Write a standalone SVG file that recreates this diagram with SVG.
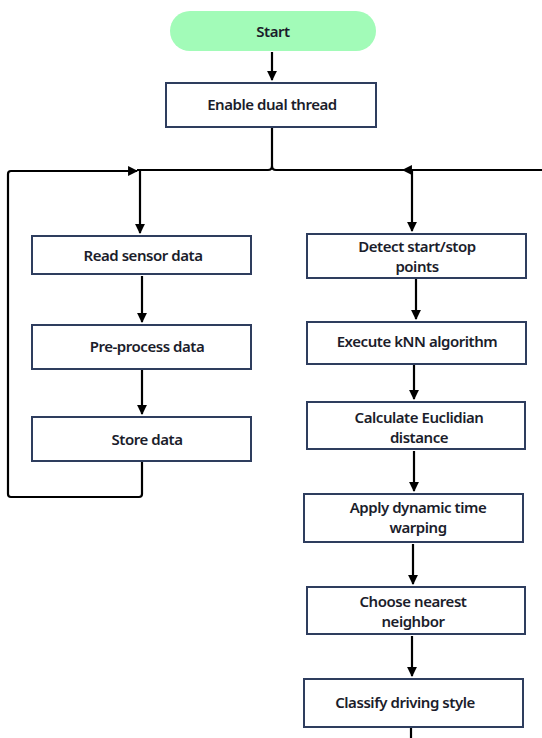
<svg xmlns="http://www.w3.org/2000/svg" width="542" height="738" viewBox="0 0 542 738">
<style>
.box{fill:#fff;stroke:#2e3d5e;stroke-width:2}
.t{font-family:"Noto Sans","Open Sans",sans-serif;font-weight:600;font-size:15px;fill:#1b1d2b;text-anchor:middle;letter-spacing:-0.45px}
.c{fill:none;stroke:#000;stroke-width:2.2}
</style>
<defs>
<marker id="ah" viewBox="0 0 10 10" refX="9" refY="5" markerWidth="4.5" markerHeight="4.5" orient="auto" markerUnits="strokeWidth">
<path d="M0,0 L10,5 L0,10 z" fill="#000"/>
</marker>
</defs>
<rect width="542" height="738" fill="#fff"/>
<g id="connectors">
<path class="c" d="M272,52 V80" marker-end="url(#ah)"/>
<path class="c" d="M272,128 V166 Q272,170 268,170 H137"/>
<path class="c" d="M276,170 H542"/>
<path class="c" d="M272,166 Q272,170 276,170"/>
<path class="c" d="M142,461 V494 Q142,497 139,497 H11 Q8,497 8,494 V174 Q8,171 11,171 H137" marker-end="url(#ah)"/>
<path class="c" d="M540,170 H403" marker-end="url(#ah)"/>
<path class="c" d="M140,171 V233" marker-end="url(#ah)"/>
<path class="c" d="M412,171 V231" marker-end="url(#ah)"/>
<path class="c" d="M142,276 V322" marker-end="url(#ah)"/>
<path class="c" d="M142,370 V414" marker-end="url(#ah)"/>
<path class="c" d="M416,279 V319" marker-end="url(#ah)"/>
<path class="c" d="M414,365 V399" marker-end="url(#ah)"/>
<path class="c" d="M414,451 V491" marker-end="url(#ah)"/>
<path class="c" d="M413,544 V584" marker-end="url(#ah)"/>
<path class="c" d="M412,636 V676" marker-end="url(#ah)"/>
<path class="c" d="M411,728 V738"/>
</g>
<g id="start">
<rect x="170" y="11" width="206" height="40" rx="20" fill="#a2fbb8"/>
<text class="t" x="273" y="37">Start</text>
</g>
<g id="enable">
<rect class="box" x="166" y="83" width="210" height="44"/>
<text class="t" x="272" y="110">Enable dual thread</text>
</g>
<g id="read">
<rect class="box" x="32" y="236" width="219" height="38"/>
<text class="t" x="143" y="261">Read sensor data</text>
</g>
<g id="preprocess">
<rect class="box" x="32" y="325" width="219" height="44"/>
<text class="t" x="147" y="352">Pre-process data</text>
</g>
<g id="store">
<rect class="box" x="32" y="417" width="219" height="44"/>
<text class="t" x="147" y="445">Store data</text>
</g>
<g id="detect">
<rect class="box" x="307" y="234" width="219" height="44"/>
<text class="t" x="417" y="252">Detect start/stop</text>
<text class="t" x="417" y="272">points</text>
</g>
<g id="knn">
<rect class="box" x="307" y="322" width="219" height="42"/>
<text class="t" x="417" y="347">Execute kNN algorithm</text>
</g>
<g id="euclid">
<rect class="box" x="307" y="402" width="218" height="47"/>
<text class="t" x="419" y="423">Calculate Euclidian</text>
<text class="t" x="419" y="443">distance</text>
</g>
<g id="dtw">
<rect class="box" x="304" y="494" width="219" height="48"/>
<text class="t" x="418" y="513">Apply dynamic time</text>
<text class="t" x="418" y="533">warping</text>
</g>
<g id="nearest">
<rect class="box" x="307" y="587" width="218" height="47"/>
<text class="t" x="413" y="607">Choose nearest</text>
<text class="t" x="413" y="627">neighbor</text>
</g>
<g id="classify">
<rect class="box" x="304" y="679" width="219" height="48"/>
<text class="t" x="405" y="708">Classify driving style</text>
</g>
</svg>
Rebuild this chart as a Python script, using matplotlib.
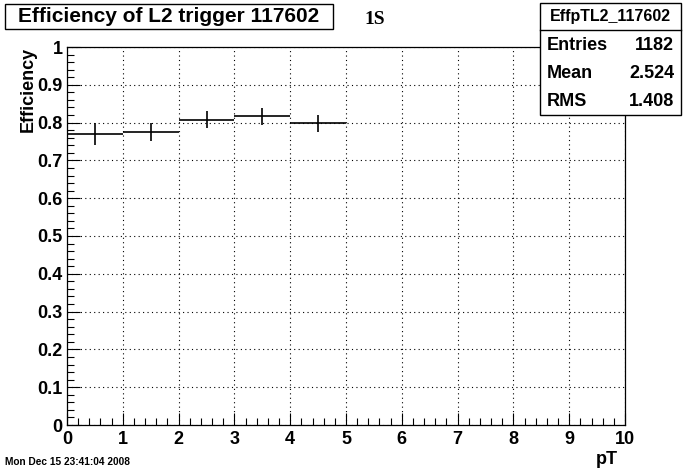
^^^^^^^^
## Written instruction
Write out the listing word for word, omitting the pictures it holds.

## Response below
Write a standalone SVG file that recreates this diagram with SVG.
<svg xmlns="http://www.w3.org/2000/svg" width="542" height="738" viewBox="0 0 542 738">
<style>
.box{fill:#fff;stroke:#2e3d5e;stroke-width:2}
.t{font-family:"Noto Sans","Open Sans",sans-serif;font-weight:600;font-size:15px;fill:#1b1d2b;text-anchor:middle;letter-spacing:-0.45px}
.c{fill:none;stroke:#000;stroke-width:2.2}
</style>
<defs>
<marker id="ah" viewBox="0 0 10 10" refX="9" refY="5" markerWidth="4.5" markerHeight="4.5" orient="auto" markerUnits="strokeWidth">
<path d="M0,0 L10,5 L0,10 z" fill="#000"/>
</marker>
</defs>
<rect width="542" height="738" fill="#fff"/>
<g id="connectors">
<path class="c" d="M272,52 V80" marker-end="url(#ah)"/>
<path class="c" d="M272,128 V166 Q272,170 268,170 H137"/>
<path class="c" d="M276,170 H542"/>
<path class="c" d="M272,166 Q272,170 276,170"/>
<path class="c" d="M142,461 V494 Q142,497 139,497 H11 Q8,497 8,494 V174 Q8,171 11,171 H137" marker-end="url(#ah)"/>
<path class="c" d="M540,170 H403" marker-end="url(#ah)"/>
<path class="c" d="M140,171 V233" marker-end="url(#ah)"/>
<path class="c" d="M412,171 V231" marker-end="url(#ah)"/>
<path class="c" d="M142,276 V322" marker-end="url(#ah)"/>
<path class="c" d="M142,370 V414" marker-end="url(#ah)"/>
<path class="c" d="M416,279 V319" marker-end="url(#ah)"/>
<path class="c" d="M414,365 V399" marker-end="url(#ah)"/>
<path class="c" d="M414,451 V491" marker-end="url(#ah)"/>
<path class="c" d="M413,544 V584" marker-end="url(#ah)"/>
<path class="c" d="M412,636 V676" marker-end="url(#ah)"/>
<path class="c" d="M411,728 V738"/>
</g>
<g id="start">
<rect x="170" y="11" width="206" height="40" rx="20" fill="#a2fbb8"/>
<text class="t" x="273" y="37">Start</text>
</g>
<g id="enable">
<rect class="box" x="166" y="83" width="210" height="44"/>
<text class="t" x="272" y="110">Enable dual thread</text>
</g>
<g id="read">
<rect class="box" x="32" y="236" width="219" height="38"/>
<text class="t" x="143" y="261">Read sensor data</text>
</g>
<g id="preprocess">
<rect class="box" x="32" y="325" width="219" height="44"/>
<text class="t" x="147" y="352">Pre-process data</text>
</g>
<g id="store">
<rect class="box" x="32" y="417" width="219" height="44"/>
<text class="t" x="147" y="445">Store data</text>
</g>
<g id="detect">
<rect class="box" x="307" y="234" width="219" height="44"/>
<text class="t" x="417" y="252">Detect start/stop</text>
<text class="t" x="417" y="272">points</text>
</g>
<g id="knn">
<rect class="box" x="307" y="322" width="219" height="42"/>
<text class="t" x="417" y="347">Execute kNN algorithm</text>
</g>
<g id="euclid">
<rect class="box" x="307" y="402" width="218" height="47"/>
<text class="t" x="419" y="423">Calculate Euclidian</text>
<text class="t" x="419" y="443">distance</text>
</g>
<g id="dtw">
<rect class="box" x="304" y="494" width="219" height="48"/>
<text class="t" x="418" y="513">Apply dynamic time</text>
<text class="t" x="418" y="533">warping</text>
</g>
<g id="nearest">
<rect class="box" x="307" y="587" width="218" height="47"/>
<text class="t" x="413" y="607">Choose nearest</text>
<text class="t" x="413" y="627">neighbor</text>
</g>
<g id="classify">
<rect class="box" x="304" y="679" width="219" height="48"/>
<text class="t" x="405" y="708">Classify driving style</text>
</g>
</svg>
Rebuild this chart as a Python script, using matplotlib.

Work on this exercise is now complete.